Leave the pictures out, and retype all of the material exactly as written.

-- SUPPLIED MATERIAL start --

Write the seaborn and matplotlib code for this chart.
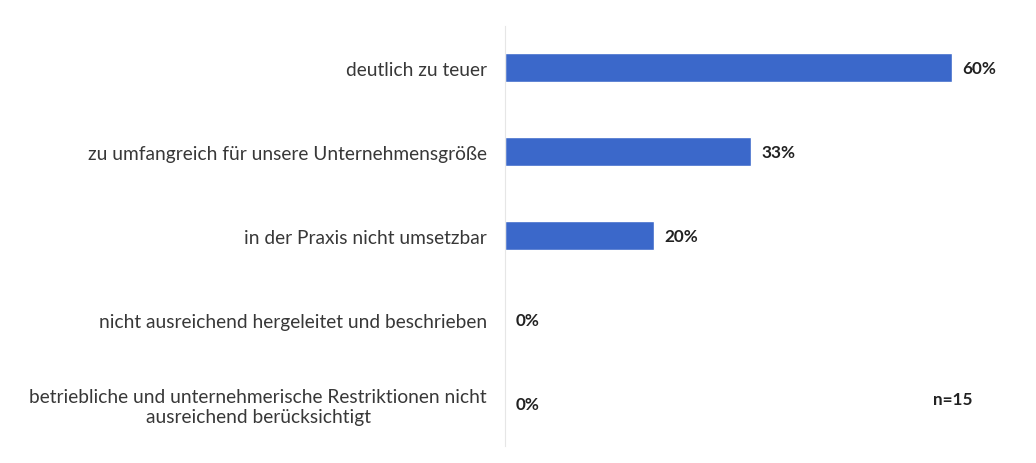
import matplotlib
matplotlib.use("Agg")
import matplotlib.pyplot as plt
import seaborn as sns
import pandas as pd

categories = [
    "deutlich zu teuer",
    "zu umfangreich für unsere Unternehmensgröße",
    "in der Praxis nicht umsetzbar",
    "nicht ausreichend hergeleitet und beschrieben",
    "betriebliche und unternehmerische Restriktionen nicht\nausreichend berücksichtigt",
]
values = [60, 33, 20, 0, 0]
value_labels = ["60%", "33%", "20%", "0%", "0%"]
sample_note = "n=15"

sns.set_theme(style="white")
plt.rcParams["font.family"] = ["Lato", "DejaVu Sans"]

df = pd.DataFrame({"Grund": categories, "Anteil": values})

fig = plt.figure(figsize=(10.36, 4.64), dpi=100)
ax = fig.add_axes([0.4875, 0.0377, 0.489, 0.905])

sns.barplot(data=df, y="Grund", x="Anteil", orient="h", color="#3b68ca",
            width=0.345, saturation=1, ax=ax)

ax.set_xlim(0, 68)
ax.set_xlabel("")
ax.set_ylabel("")
ax.set_xticks([])
ax.tick_params(axis="y", length=0, pad=13, labelsize=13.8, labelcolor="#383838")
for lbl in ax.get_yticklabels():
    lbl.set_horizontalalignment("right")
    lbl.set_multialignment("center")

for s in ["top", "right", "bottom"]:
    ax.spines[s].set_visible(False)
ax.spines["left"].set_color("#e6e6e6")
ax.spines["left"].set_linewidth(0.8)

for i, (v, t) in enumerate(zip(values, value_labels)):
    ax.text(v + 1.4, i, t, va="center", ha="left", fontsize=12.3,
            fontweight="bold", color="#222222")

ax.text(0.845, 0.11, sample_note, transform=ax.transAxes, ha="left", va="center",
        fontsize=12.3, fontweight="bold", color="#222222")

fig.savefig("out.png", dpi=100, facecolor="white")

-- SUPPLIED MATERIAL end --

TASK RESULT
Write the seaborn and matplotlib code for this chart.
import matplotlib
matplotlib.use("Agg")
import matplotlib.pyplot as plt
import seaborn as sns
import pandas as pd

categories = [
    "deutlich zu teuer",
    "zu umfangreich für unsere Unternehmensgröße",
    "in der Praxis nicht umsetzbar",
    "nicht ausreichend hergeleitet und beschrieben",
    "betriebliche und unternehmerische Restriktionen nicht\nausreichend berücksichtigt",
]
values = [60, 33, 20, 0, 0]
value_labels = ["60%", "33%", "20%", "0%", "0%"]
sample_note = "n=15"

sns.set_theme(style="white")
plt.rcParams["font.family"] = ["Lato", "DejaVu Sans"]

df = pd.DataFrame({"Grund": categories, "Anteil": values})

fig = plt.figure(figsize=(10.36, 4.64), dpi=100)
ax = fig.add_axes([0.4875, 0.0377, 0.489, 0.905])

sns.barplot(data=df, y="Grund", x="Anteil", orient="h", color="#3b68ca",
            width=0.345, saturation=1, ax=ax)

ax.set_xlim(0, 68)
ax.set_xlabel("")
ax.set_ylabel("")
ax.set_xticks([])
ax.tick_params(axis="y", length=0, pad=13, labelsize=13.8, labelcolor="#383838")
for lbl in ax.get_yticklabels():
    lbl.set_horizontalalignment("right")
    lbl.set_multialignment("center")

for s in ["top", "right", "bottom"]:
    ax.spines[s].set_visible(False)
ax.spines["left"].set_color("#e6e6e6")
ax.spines["left"].set_linewidth(0.8)

for i, (v, t) in enumerate(zip(values, value_labels)):
    ax.text(v + 1.4, i, t, va="center", ha="left", fontsize=12.3,
            fontweight="bold", color="#222222")

ax.text(0.845, 0.11, sample_note, transform=ax.transAxes, ha="left", va="center",
        fontsize=12.3, fontweight="bold", color="#222222")

fig.savefig("out.png", dpi=100, facecolor="white")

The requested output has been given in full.